* PROBLEM DESCRIPTION *
In the material below, please retype the lines from the very first through the one with "of such excess\\credit", exactly and without pictures.
-*-*-
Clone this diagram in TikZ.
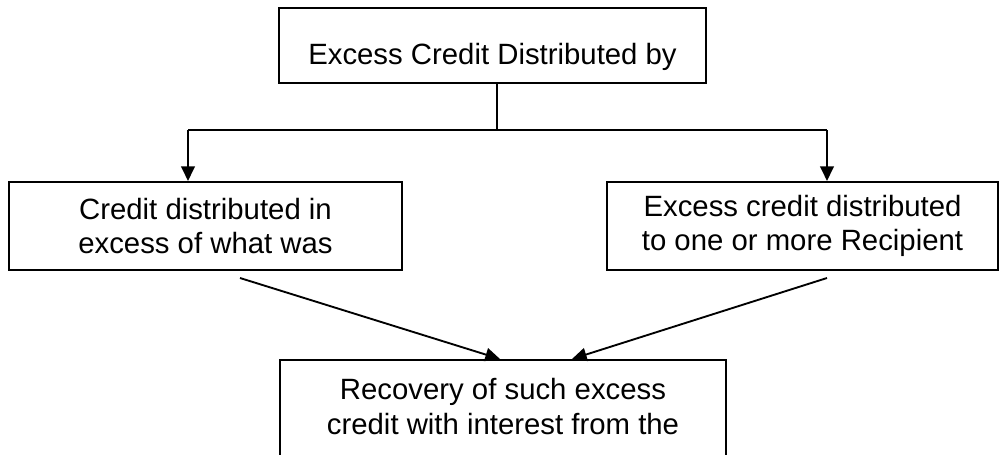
\documentclass[tikz,border=0pt]{standalone}
\usepackage{fontspec}
\setmainfont{Liberation Sans}
\usetikzlibrary{arrows.meta}

\begin{document}
\begin{tikzpicture}[x=0.75pt,y=-0.75pt,
    box/.style={draw,rectangle,line width=1.4pt,align=center,inner xsep=0pt,
      font=\fontsize{22pt}{26pt}\selectfont},
    tree/.style={line width=2pt},
    flow/.style={line width=1.4pt,-{Triangle[length=11pt,width=10pt]}}]
  \useasboundingbox (0,0) rectangle (1000,454);

  \node (dist) at (492.5,7) [box,anchor=north,minimum width=320.25pt,inner ysep=0pt,
    text height=42.75pt,text depth=13.5pt] {Excess Credit Distributed by};
  \node (inexcess) at (205.5,226) [box,minimum width=294.75pt,minimum height=66pt]
    {Credit distributed in\\excess of what was};
  \node (recip) at (802.5,226) [box,minimum width=293.25pt,minimum height=66pt]
    {Excess credit distributed\\to one or more Recipient};
  \node (recov) at (503,359) [box,anchor=north,minimum width=334.5pt,inner ysep=14pt,
    text depth=50pt] {Recovery of such excess\\credit with interest from the};

  \coordinate (fork) at (497,130);
  \coordinate (ljoint) at (188,130);
  \coordinate (rjoint) at (827,130);
  \coordinate (lfoot) at (240,278);
  \coordinate (rfoot) at (827,278);

  \draw[tree] (dist.south -| fork) -- (fork);
  \draw[tree] (ljoint) -- (rjoint);
  \draw[tree,-{Triangle[length=11pt,width=10pt]}] (ljoint) -- (ljoint |- inexcess.north);
  \draw[tree,-{Triangle[length=11pt,width=10pt]}] (rjoint) -- (rjoint |- recip.north);

  \draw[flow] (lfoot) -- (recov.north -| 500,0);
  \draw[flow] (rfoot) -- (recov.north -| 572,0);
\end{tikzpicture}
\end{document}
-*-*-
* OUTPUT FOR THIS TASK *
Clone this diagram in TikZ.
\documentclass[tikz,border=0pt]{standalone}
\usepackage{fontspec}
\setmainfont{Liberation Sans}
\usetikzlibrary{arrows.meta}

\begin{document}
\begin{tikzpicture}[x=0.75pt,y=-0.75pt,
    box/.style={draw,rectangle,line width=1.4pt,align=center,inner xsep=0pt,
      font=\fontsize{22pt}{26pt}\selectfont},
    tree/.style={line width=2pt},
    flow/.style={line width=1.4pt,-{Triangle[length=11pt,width=10pt]}}]
  \useasboundingbox (0,0) rectangle (1000,454);

  \node (dist) at (492.5,7) [box,anchor=north,minimum width=320.25pt,inner ysep=0pt,
    text height=42.75pt,text depth=13.5pt] {Excess Credit Distributed by};
  \node (inexcess) at (205.5,226) [box,minimum width=294.75pt,minimum height=66pt]
    {Credit distributed in\\excess of what was};
  \node (recip) at (802.5,226) [box,minimum width=293.25pt,minimum height=66pt]
    {Excess credit distributed\\to one or more Recipient};
  \node (recov) at (503,359) [box,anchor=north,minimum width=334.5pt,inner ysep=14pt,
    text depth=50pt] {Recovery of such excess\\credit with interest from the};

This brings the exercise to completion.